Here's the thing, I have no idea. I have 2 800w subs, how much power can I run for a good sound? 

SHould I go under 800watts, go over (1000w), go half-way(400w) or should I get an 800w Amp??


----------



## omega (Jun 27, 2002)

who makes these subs?


----------



## PrOxLaMuS© (Aug 11, 2002)

Im getting them from Best Buy... I think Clarion or something. I have no Idea.
However, If I blow them, I can get em replaced for up to 3 years.. with the service plan. Ive already blown 3 sets of 6x9's gottem replaced.. for literally free.
$130, 2 800w Subs, In plexiglass Carpeted box... might buy some Kenwoods later 


But back the question... How much power?


----------



## omega (Jun 27, 2002)

i work at Best Buy and in my region we don't sell clarion the only thing we sell in a plexiglass box with carpeting and the works are Jensons and I'd definately stay away from them


----------



## PrOxLaMuS© (Aug 11, 2002)

Like I said.. I have no Idea..... but here in Colorado.... they do sell em... hold on let me call em....

Damnit... Jensons 750 watts total.... 325 RMS. 

So a no go?


----------



## PrOxLaMuS© (Aug 11, 2002)

How about this Set up..... 

Either 2 10'inch MTx and an MtX amp.. not sure which one yet

Or Kenwood Amp... and 2 10'inch Kenwood Subs?
( I have a Kenwood Headunit and speakers )


----------



## SentraStyleEMW (Aug 15, 2002)

PrOxLaMuS© said:


> *How about this Set up.....
> 
> Either 2 10'inch MTx and an MtX amp.. not sure which one yet
> 
> ...


MTX equipment is a great value as far as quality per dollar ratio goes. If you are on a limited budget, which it sounds like you are, I would recommend that you get 2 MTX T4108 10" 8 ohm subs powered by an MTX Thunder4202 amp. You will be able to bridge the amp to both subs since those ones are 8 ohms and will present a 4 ohm load at the amplifier. Just make sure that you get a box that has the recommended air space for those subs, preferably a custom made box, as they sound 10 times better than any pre-fabricated box can. The box is what will either make or break the sound you get out of those subs. That setup shouldn't run you any more than say $560-$575 for the subs, amp, box, wiring and installation. If you are willing to spend a little bit more, I would say to step up to the MTX T6108 subs and either the MTX Thunder8302 or the MTX T6104 subs and the MTX Thunder6500D amp. That setup will run you close to $1000 for everything. It really all depends how much you want to put into it. If you need any other recommendations...give me a shout.


----------



## omega (Jun 27, 2002)

Kenwood offers an 1000 watt max mono amp good for bridging, i'm not a fan of their subs but i like the amp


----------



## SentraStyleEMW (Aug 15, 2002)

*Kenwood amps*



omega said:


> *Kenwood offers an 1000 watt max mono amp good for bridging, i'm not a fan of their subs but i like the amp *


Kenwood amps are way over rated in my opinion. Yes they are good quality amps and put out the power they claim in their RMS specs (which for the previous post mean "Root Mean Squared"). They tend to over exagerate the peak power at times though. The only way that 1000 watt Kenwood amp will ever put out 1000 watts is if it is being struck by lightning. And the 1000 watt Kenwood amp is not a mono amp. If it has two channels that can be bridged, it by definition, cannot be a mono amp simply because it has a right and left channel. I must say that I agree with you that their subs leave a lot to be desired.


----------



## PrOxLaMuS© (Aug 11, 2002)

*Shhweet*

Hmm.... I look up the MtX at Car Toys tomarrow, and for Kenwoods... I considered them to "match" my existing system.

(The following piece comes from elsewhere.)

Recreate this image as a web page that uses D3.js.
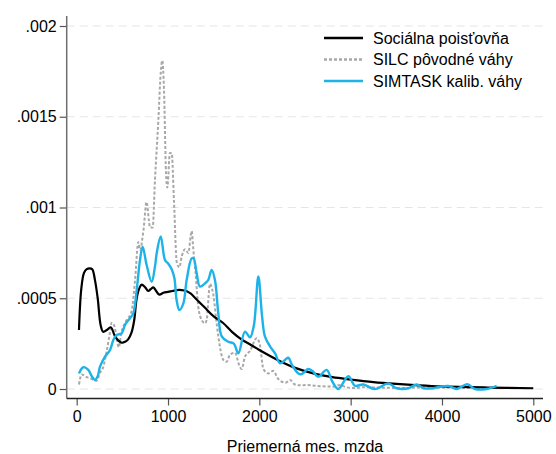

So Kenwood subs are shitty, and the amps are Ok.....

Ill go with MtX amp and Subs... thanx alot guys..... I suppose Ill figure everything out soon, and Ill post a thread with pics 

Also when u say "Custom Box" would you mean the ones that MtX makes... or would those be the pre-fabricated boxes.

I would love to build my own, but damn... I dont now crap about building a box, with the right airspace and etc. Anyone wanna help with that


----------



## omega (Jun 27, 2002)

you nowwhat, come to think of it your right, that's not a mono amp, i remember installing one a while back and it did have two channels, hmm, well well


----------



## omega (Jun 27, 2002)

you will more than likely never get peak sound out of a pre-fab box, a lot of times the manufactor will give their own recommondations but I know theres a formula to find out what the best air space is


----------



## SentraStyleEMW (Aug 15, 2002)

PrOxLaMuS© said:


> *Hmm.... I look up the MtX at Car Toys tomarrow, and for Kenwoods... I considered them to "match" my existing system.
> 
> So Kenwood subs are shitty, and the amps are Ok.....
> 
> ...


What I mean by custom box is that the box be made to the EXACT specs of the sub. The chances of you finding a prefabricated box with the correct internal dimensions are slim to none. As far as box size goes, it really depends what style box ou are looking for. MTX recommends .75 ft^3 ft for a sealed box, and for a vented enclosure, 1.5 ft^3 with a vent measuring 3"x10". I think you would prefer the sound of a sealed box as they are more musical and perform well over a wide variety of frequencies, whereas a vented enclosure will generally perform well only on a specific frequency, which in the case of the MTX T4108 is 33 Hz. You must also take into consideration the displacement of a sub (the amount of space inside the enclosure that the sub takes up). A box is not really that hard to make. You could probably do it yourself if you have basic wood working skills.


----------



## toolapcfan (Jul 10, 2002)

RMS is Root Mean Square. Since speakers operate at varied voltage levels and varied levels of impedence, RMS is sort of what the mean wattage required to run the speaker is. If anything go more than RMS, not less, you'll typically do more damage underpowering than you will overpowering. Don't quote me on this, but I'm pretty sure that max wattage is the most the speaker will use at any given point, not so much what it can handle.


----------